_WHAT THE TASK ASKS_
Retype the run of lines that opens with the line containing "Reproduce this chart with D3.js." and closes with the line containing "565, 570, 575];", exactly and inclusively, but skip the pictures.

╭─ DATA SECTION

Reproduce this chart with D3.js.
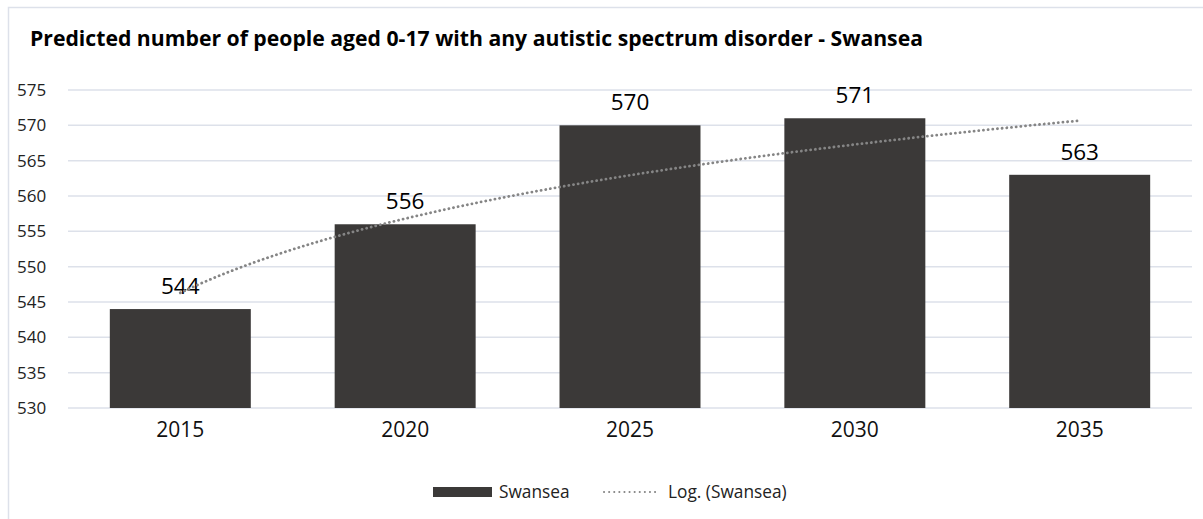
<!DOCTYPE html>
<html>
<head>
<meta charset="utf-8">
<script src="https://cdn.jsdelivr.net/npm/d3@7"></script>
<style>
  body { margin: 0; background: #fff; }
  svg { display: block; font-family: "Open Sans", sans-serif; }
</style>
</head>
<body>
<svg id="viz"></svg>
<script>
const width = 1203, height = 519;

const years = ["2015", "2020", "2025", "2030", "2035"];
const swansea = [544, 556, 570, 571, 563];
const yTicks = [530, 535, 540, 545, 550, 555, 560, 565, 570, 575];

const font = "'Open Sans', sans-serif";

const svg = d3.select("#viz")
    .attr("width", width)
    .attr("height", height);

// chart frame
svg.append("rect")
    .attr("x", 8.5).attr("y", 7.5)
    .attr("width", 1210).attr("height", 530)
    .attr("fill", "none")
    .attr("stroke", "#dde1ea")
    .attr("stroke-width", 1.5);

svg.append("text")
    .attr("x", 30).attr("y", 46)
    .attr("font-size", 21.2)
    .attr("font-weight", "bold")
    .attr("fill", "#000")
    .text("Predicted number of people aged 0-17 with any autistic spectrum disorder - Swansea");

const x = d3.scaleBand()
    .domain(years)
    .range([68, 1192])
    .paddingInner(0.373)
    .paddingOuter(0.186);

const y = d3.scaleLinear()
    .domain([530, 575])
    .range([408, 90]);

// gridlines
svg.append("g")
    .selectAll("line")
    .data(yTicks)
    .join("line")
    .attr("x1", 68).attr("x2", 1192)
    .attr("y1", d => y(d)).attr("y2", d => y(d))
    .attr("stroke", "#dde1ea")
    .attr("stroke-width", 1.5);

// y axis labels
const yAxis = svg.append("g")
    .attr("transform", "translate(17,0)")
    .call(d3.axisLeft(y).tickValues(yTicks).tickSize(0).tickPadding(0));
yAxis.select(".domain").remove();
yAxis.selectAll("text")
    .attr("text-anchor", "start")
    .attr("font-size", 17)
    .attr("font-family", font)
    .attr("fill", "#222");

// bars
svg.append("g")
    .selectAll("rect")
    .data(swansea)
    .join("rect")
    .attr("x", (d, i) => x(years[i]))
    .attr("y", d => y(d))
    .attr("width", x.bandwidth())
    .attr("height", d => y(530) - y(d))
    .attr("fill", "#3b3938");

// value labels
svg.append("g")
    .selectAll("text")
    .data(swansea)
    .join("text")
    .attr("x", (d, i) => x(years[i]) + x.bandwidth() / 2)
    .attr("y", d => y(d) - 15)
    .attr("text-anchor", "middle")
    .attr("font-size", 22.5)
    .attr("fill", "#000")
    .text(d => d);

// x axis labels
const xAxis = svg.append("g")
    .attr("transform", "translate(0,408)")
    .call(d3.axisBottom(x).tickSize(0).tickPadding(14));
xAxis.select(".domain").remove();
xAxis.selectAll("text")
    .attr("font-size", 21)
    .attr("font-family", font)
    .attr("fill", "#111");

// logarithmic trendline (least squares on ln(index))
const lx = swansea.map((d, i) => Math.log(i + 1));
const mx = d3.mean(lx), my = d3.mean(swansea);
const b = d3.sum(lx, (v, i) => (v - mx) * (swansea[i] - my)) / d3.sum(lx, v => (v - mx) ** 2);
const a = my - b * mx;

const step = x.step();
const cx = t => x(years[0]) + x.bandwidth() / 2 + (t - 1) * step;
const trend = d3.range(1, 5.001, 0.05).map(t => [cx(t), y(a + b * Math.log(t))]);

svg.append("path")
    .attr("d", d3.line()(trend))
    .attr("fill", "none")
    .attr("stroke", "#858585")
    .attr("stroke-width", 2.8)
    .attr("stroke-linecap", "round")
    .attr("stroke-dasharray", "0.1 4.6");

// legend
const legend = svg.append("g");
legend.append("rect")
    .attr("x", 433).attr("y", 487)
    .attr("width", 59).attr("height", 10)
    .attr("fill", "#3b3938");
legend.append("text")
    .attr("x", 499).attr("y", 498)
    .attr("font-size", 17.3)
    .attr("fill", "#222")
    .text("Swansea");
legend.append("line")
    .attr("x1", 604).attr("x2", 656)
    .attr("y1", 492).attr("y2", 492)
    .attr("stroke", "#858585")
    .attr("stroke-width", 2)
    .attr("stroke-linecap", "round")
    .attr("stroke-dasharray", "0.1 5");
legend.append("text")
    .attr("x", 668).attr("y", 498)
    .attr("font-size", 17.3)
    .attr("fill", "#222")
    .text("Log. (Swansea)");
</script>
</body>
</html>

╰─
╭─ DATA SECTION

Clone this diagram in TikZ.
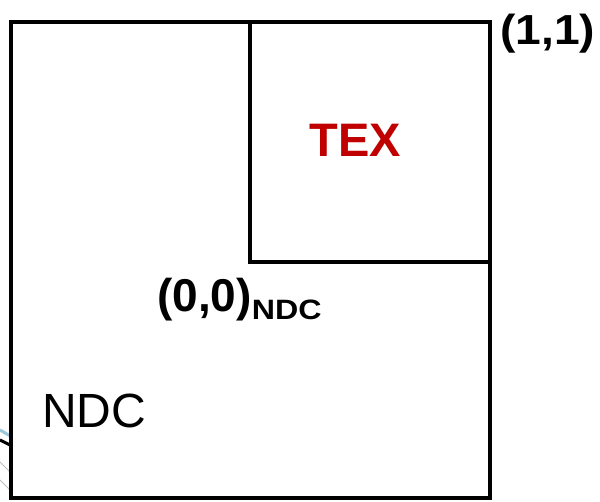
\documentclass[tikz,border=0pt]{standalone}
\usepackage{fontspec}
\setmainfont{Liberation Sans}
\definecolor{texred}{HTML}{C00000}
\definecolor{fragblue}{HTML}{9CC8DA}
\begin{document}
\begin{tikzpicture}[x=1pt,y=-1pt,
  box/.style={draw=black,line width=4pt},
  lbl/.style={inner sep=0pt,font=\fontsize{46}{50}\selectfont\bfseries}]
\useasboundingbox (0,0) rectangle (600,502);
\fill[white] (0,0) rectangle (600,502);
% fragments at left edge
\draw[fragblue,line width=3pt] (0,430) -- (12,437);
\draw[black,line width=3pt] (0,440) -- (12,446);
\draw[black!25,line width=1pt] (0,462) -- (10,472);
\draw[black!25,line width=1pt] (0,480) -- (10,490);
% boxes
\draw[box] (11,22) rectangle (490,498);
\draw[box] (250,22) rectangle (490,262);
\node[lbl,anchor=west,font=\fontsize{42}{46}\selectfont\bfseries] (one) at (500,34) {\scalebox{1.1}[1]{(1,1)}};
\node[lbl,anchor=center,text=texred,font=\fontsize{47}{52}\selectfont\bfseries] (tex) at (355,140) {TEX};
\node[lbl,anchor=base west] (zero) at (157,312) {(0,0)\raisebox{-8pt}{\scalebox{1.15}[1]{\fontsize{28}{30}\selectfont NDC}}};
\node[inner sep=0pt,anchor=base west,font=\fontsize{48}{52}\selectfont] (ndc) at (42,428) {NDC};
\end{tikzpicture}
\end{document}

╰─
╭─ DATA SECTION

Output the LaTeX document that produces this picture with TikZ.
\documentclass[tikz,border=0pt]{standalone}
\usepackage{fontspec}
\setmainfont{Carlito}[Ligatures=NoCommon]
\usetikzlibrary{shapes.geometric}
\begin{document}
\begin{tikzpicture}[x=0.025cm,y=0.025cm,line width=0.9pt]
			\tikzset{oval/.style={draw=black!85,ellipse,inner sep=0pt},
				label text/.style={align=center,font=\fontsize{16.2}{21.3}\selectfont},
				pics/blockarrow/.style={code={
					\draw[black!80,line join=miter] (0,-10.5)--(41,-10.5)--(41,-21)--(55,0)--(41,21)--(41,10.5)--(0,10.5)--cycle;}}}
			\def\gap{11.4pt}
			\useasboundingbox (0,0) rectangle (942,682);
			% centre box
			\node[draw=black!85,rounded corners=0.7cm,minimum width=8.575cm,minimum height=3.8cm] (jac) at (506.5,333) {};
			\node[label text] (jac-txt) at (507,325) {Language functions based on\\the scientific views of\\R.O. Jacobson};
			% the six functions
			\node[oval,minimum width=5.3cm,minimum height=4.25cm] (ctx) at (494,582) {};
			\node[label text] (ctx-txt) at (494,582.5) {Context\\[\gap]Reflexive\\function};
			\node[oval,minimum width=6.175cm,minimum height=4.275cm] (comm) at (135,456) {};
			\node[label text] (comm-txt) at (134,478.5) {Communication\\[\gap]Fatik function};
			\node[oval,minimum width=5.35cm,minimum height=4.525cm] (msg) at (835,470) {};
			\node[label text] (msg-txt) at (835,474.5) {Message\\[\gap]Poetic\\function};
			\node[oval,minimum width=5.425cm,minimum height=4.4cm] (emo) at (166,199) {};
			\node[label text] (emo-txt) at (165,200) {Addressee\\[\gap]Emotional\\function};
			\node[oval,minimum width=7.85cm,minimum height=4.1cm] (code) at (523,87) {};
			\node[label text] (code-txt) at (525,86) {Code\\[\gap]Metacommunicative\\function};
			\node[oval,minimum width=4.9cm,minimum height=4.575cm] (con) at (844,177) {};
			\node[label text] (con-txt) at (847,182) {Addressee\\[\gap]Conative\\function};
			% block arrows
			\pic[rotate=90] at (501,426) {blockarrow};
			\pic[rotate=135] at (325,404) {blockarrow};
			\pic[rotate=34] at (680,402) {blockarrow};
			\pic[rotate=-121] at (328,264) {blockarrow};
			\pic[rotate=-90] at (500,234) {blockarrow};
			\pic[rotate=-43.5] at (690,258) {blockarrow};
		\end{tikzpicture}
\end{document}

╰─

_FINISHED ANSWER_
Reproduce this chart with D3.js.
<!DOCTYPE html>
<html>
<head>
<meta charset="utf-8">
<script src="https://cdn.jsdelivr.net/npm/d3@7"></script>
<style>
  body { margin: 0; background: #fff; }
  svg { display: block; font-family: "Open Sans", sans-serif; }
</style>
</head>
<body>
<svg id="viz"></svg>
<script>
const width = 1203, height = 519;

const years = ["2015", "2020", "2025", "2030", "2035"];
const swansea = [544, 556, 570, 571, 563];
const yTicks = [530, 535, 540, 545, 550, 555, 560, 565, 570, 575];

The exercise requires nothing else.